Vice President of Clinical and Support Services, Paul Pezone, also said the increase in mental health patients being treated in the ER was a reason for the change.
“We don’t have the most ideal layout to take good care of [mental health patients] and keep them segregated but in close proximity to the rest of the emergency department,” Pezone said.
Matthews said America’s growing dependence on computer work stations were other reasons a more spacious department was necessary. “We looked at national guidelines and realized that our square footage was not going to meet our needs, so we are doing a minor expansion in terms of space,” Matthews said.
Matthews reasoned that there have been, “growing pains and concerns” about the ER for several years, but said the hospital has made only minor adjustments in an attempt to find short-term solutions.

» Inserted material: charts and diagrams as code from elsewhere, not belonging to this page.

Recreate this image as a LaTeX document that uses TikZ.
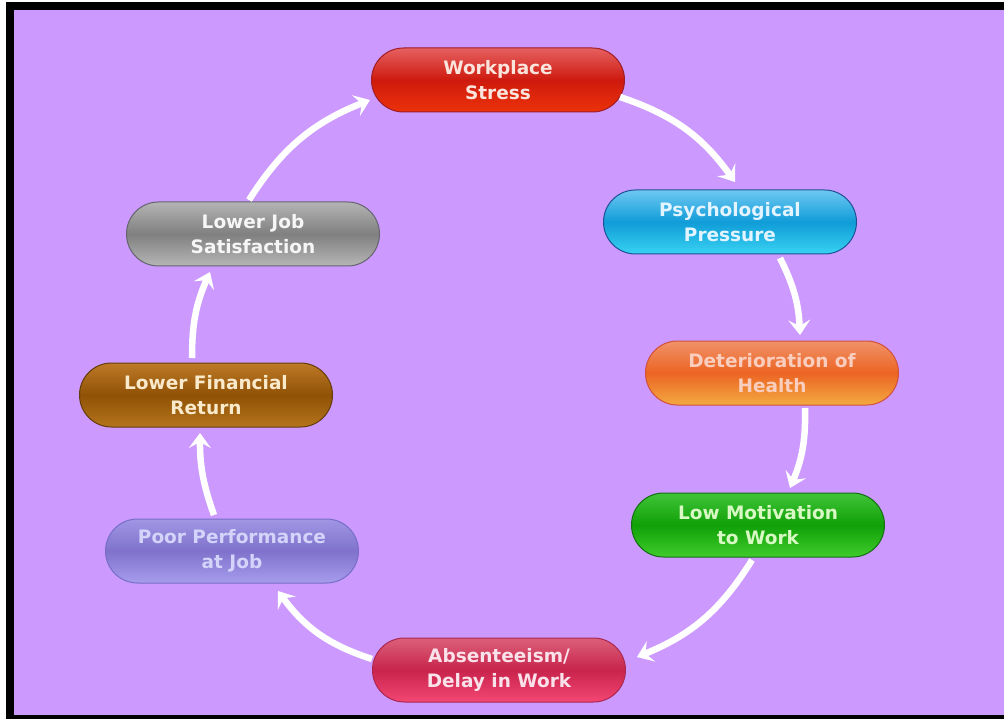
\documentclass[tikz,border=0pt]{standalone}
\usepackage{fontspec}
\setmainfont{DejaVu Sans}
\usetikzlibrary{shapes.misc,arrows.meta,calc}
\definecolor{bgpurple}{HTML}{CC99FF}
\tikzset{
  box/.style={rounded rectangle, minimum width=253pt, minimum height=64pt,
    inner sep=0pt, align=center, line width=1pt,
    font=\bfseries\fontsize{18.5}{25}\selectfont},
  arr/.style={draw=white, line width=6.5pt,
    -{Stealth[length=15pt,width=22pt,inset=6pt]}},
  redbox/.style={box, draw={rgb,255:red,160;green,30;blue,40}, top color={rgb,255:red,230;green,96;blue,96}, bottom color={rgb,255:red,236;green,50;blue,10}, middle color={rgb,255:red,206;green,26;blue,14}, text={rgb,255:red,250;green,228;blue,220}},
  bluebox/.style={box, draw={rgb,255:red,32;green,80;blue,150}, top color={rgb,255:red,110;green,200;blue,242}, bottom color={rgb,255:red,56;green,210;blue,242}, middle color={rgb,255:red,16;green,156;blue,216}, text={rgb,255:red,226;green,244;blue,255}},
  orangebox/.style={box, draw={rgb,255:red,210;green,80;blue,60}, top color={rgb,255:red,240;green,146;blue,104}, bottom color={rgb,255:red,244;green,170;blue,64}, middle color={rgb,255:red,236;green,100;blue,36}, text={rgb,255:red,250;green,206;blue,190}},
  greenbox/.style={box, draw={rgb,255:red,20;green,110;blue,20}, top color={rgb,255:red,64;green,196;blue,56}, bottom color={rgb,255:red,64;green,204;blue,44}, middle color={rgb,255:red,16;green,160;blue,8}, text={rgb,255:red,216;green,248;blue,196}},
  crimsonbox/.style={box, draw={rgb,255:red,170;green,40;blue,80}, top color={rgb,255:red,220;green,96;blue,122}, bottom color={rgb,255:red,244;green,70;blue,116}, middle color={rgb,255:red,200;green,36;blue,76}, text={rgb,255:red,250;green,226;blue,234}},
  lavbox/.style={box, draw={rgb,255:red,120;green,110;blue,200}, top color={rgb,255:red,160;green,150;blue,228}, bottom color={rgb,255:red,166;green,156;blue,236}, middle color={rgb,255:red,128;green,114;blue,204}, text={rgb,255:red,212;green,212;blue,250}},
  brownbox/.style={box, draw={rgb,255:red,100;green,60;blue,10}, top color={rgb,255:red,190;green,122;blue,40}, bottom color={rgb,255:red,180;green,116;blue,28}, middle color={rgb,255:red,144;green,82;blue,6}, text={rgb,255:red,250;green,234;blue,204}},
  graybox/.style={box, draw={rgb,255:red,100;green,100;blue,110}, top color={rgb,255:red,180;green,180;blue,180}, bottom color={rgb,255:red,182;green,182;blue,182}, middle color={rgb,255:red,128;green,128;blue,128}, text={rgb,255:red,246;green,246;blue,246}},
}
\begin{document}
\begin{tikzpicture}[x=1pt,y=-1pt]
\useasboundingbox (0,0) rectangle (1004,719);
\fill[white] (0,0) rectangle (1004,719);
\fill[black] (6,2) rectangle (1004,719);
\fill[bgpurple] (14,10) rectangle (1004,715);

\node[redbox]     (ws) at (498,80)  {Workplace\\Stress};
\node[bluebox]    (pp) at (730,222) {Psychological\\Pressure};
\node[orangebox]  (dh) at (772,373) {Deterioration of\\Health};
\node[greenbox]   (lm) at (758,525) {Low Motivation\\to Work};
\node[crimsonbox] (ab) at (499,670) {Absenteeism/\\Delay in Work};
\node[lavbox]     (pf) at (232,551) {Poor Performance\\at Job};
\node[brownbox]   (lf) at (206,395) {Lower Financial\\Return};
\node[graybox]    (js) at (253,234) {Lower Job\\Satisfaction};

\draw[arr] ($(ws)+(122,17)$) to[bend left=18] ($(pp)+(5,-40)$);
\draw[arr] ($(pp)+(50,36)$) to[bend left=12] ($(dh)+(28,-38)$);
\draw[arr] ($(dh)+(33,35)$) to[bend left=12] ($(lm)+(32,-37)$);
\draw[arr] ($(lm)+(-6,35)$) to[bend left=18] ($(ab)+(138,-13)$);
\draw[arr] ($(ab)+(-127,-11)$) to[bend left=18] ($(pf)+(46,40)$);
\draw[arr] ($(pf)+(-18,-36)$) to[bend left=10] ($(lf)+(-6,38)$);
\draw[arr] ($(lf)+(-14,-37)$) to[bend left=12] ($(js)+(-43,38)$);
\draw[arr] ($(js)+(-4,-34)$) to[bend left=18] ($(ws)+(-128,20)$);
\end{tikzpicture}
\end{document}
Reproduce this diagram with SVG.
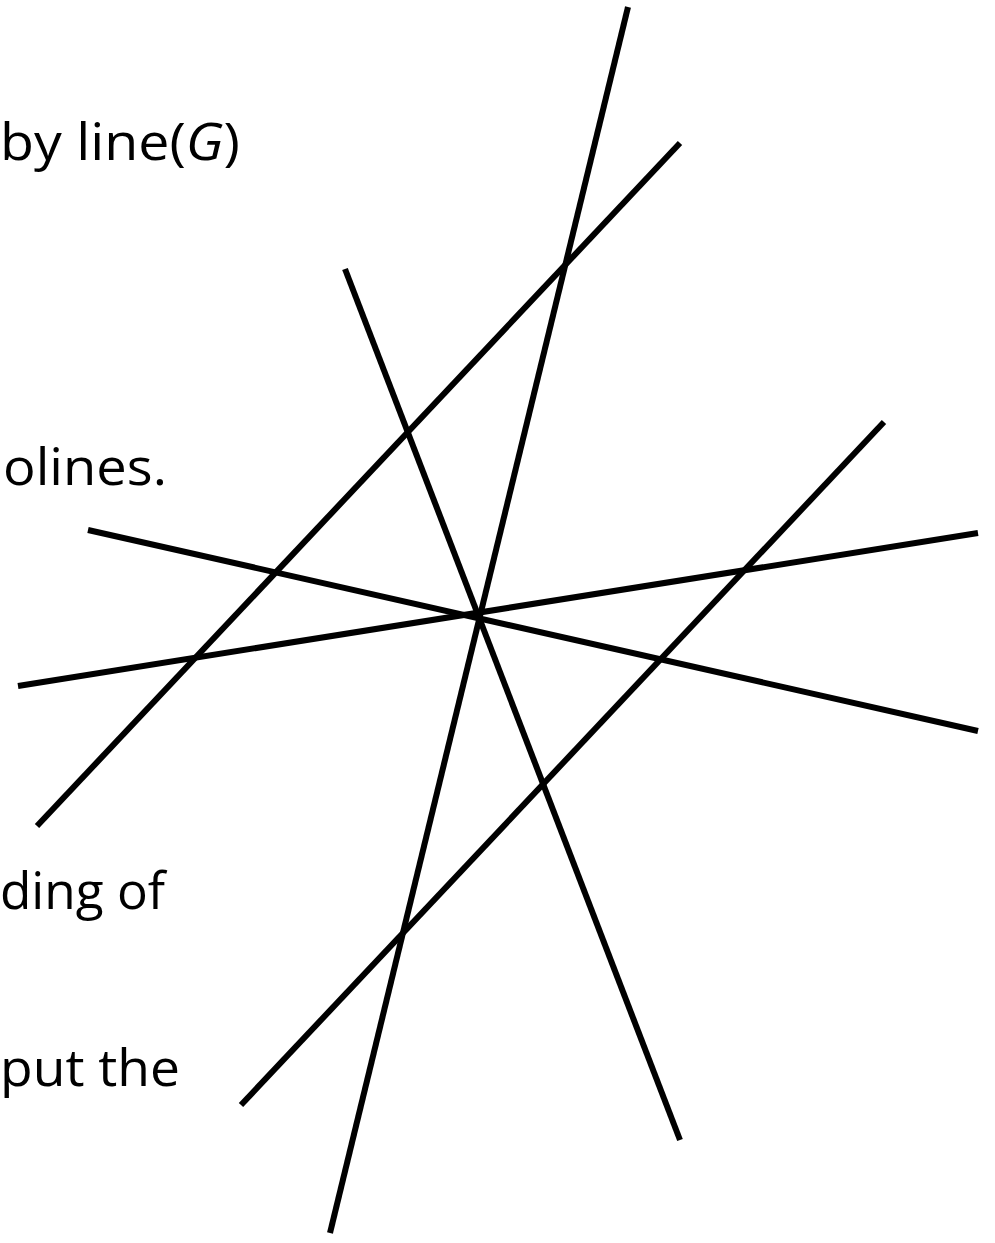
<svg xmlns="http://www.w3.org/2000/svg" width="995" height="1243" viewBox="0 0 995 1243">
<style>
.t{font-family:"Open Sans","Liberation Sans",sans-serif;font-size:52px;fill:#000}
.l{stroke:#000;stroke-width:6;fill:none;stroke-linecap:butt}
</style>
<rect width="995" height="1243" fill="#fff"/>
<g id="text">
<text class="t" x="0" y="160" textLength="240" lengthAdjust="spacingAndGlyphs">by line(<tspan font-style="italic">G</tspan>)</text>
<text class="t" x="3" y="485" textLength="164" lengthAdjust="spacingAndGlyphs">olines.</text>
<text class="t" x="0" y="909" textLength="165" lengthAdjust="spacingAndGlyphs">ding of</text>
<text class="t" x="0" y="1086" textLength="180" lengthAdjust="spacingAndGlyphs">put the</text>
</g>
<g id="connectors">
<line class="l" x1="628" y1="7" x2="330" y2="1233"/>
<line class="l" x1="680" y1="143" x2="37" y2="826"/>
<line class="l" x1="345" y1="269" x2="680" y2="1140"/>
<line class="l" x1="884" y1="422" x2="241" y2="1105"/>
<line class="l" x1="88" y1="530" x2="978" y2="731"/>
<line class="l" x1="18" y1="686" x2="978" y2="533"/>
</g>
</svg>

“You can only make so many temporary changes before you’re out of options, so we’ve really maximized the space we have,” Matthews said. Although both Pezone and Matthews insisted the changes were not the result of any specific events, the Keene Sentinel cited, “several violent incidents in recent years” may have been a factor in the renovation decisions.
Matthews acknowledged working in the ER can be very stressful at times and sees a more open area as a way to alleviate some of that stress. The process of identifying problems with the ER and finding solutions has been a long one. Matthews explained various hospital staff has been meeting with a senior project management team nearly every week for the past ten months, trying to determine the best approach to the renovation.
“First we looked at, could we do it without a major renovation? Could we do something less comprehensive and less expensive?” Matthews explained, “We realized we really needed to do the right thing for our community, we had to do a major expansion.”
From there, they submitted an application detailing the renovation plans to the state, which had a committee tour the ER in January before approving. The last step is a public hearing in April that will allow citizens to scrutinize the plans and ask questions. Barring a major setback at the public hearing, construction will start less than a month later.
Director of Keene State College Health and Wellness, Christine Burke, said the school has a close relationship with Cheshire Medical Center and indicated the two communities interact nearly everyday in some form or another.
“We obviously refer students [to the ER] in any kind of emergency situation, or if they need any medical care that is beyond our scope,” Burke said.
Burke, who estimates that students are treated at Cheshire Medical Center nearly every day, said the school stands to benefit from the changes. “Anyone who stays there—that’s going to benefit them and our students are included in that,” Burke said.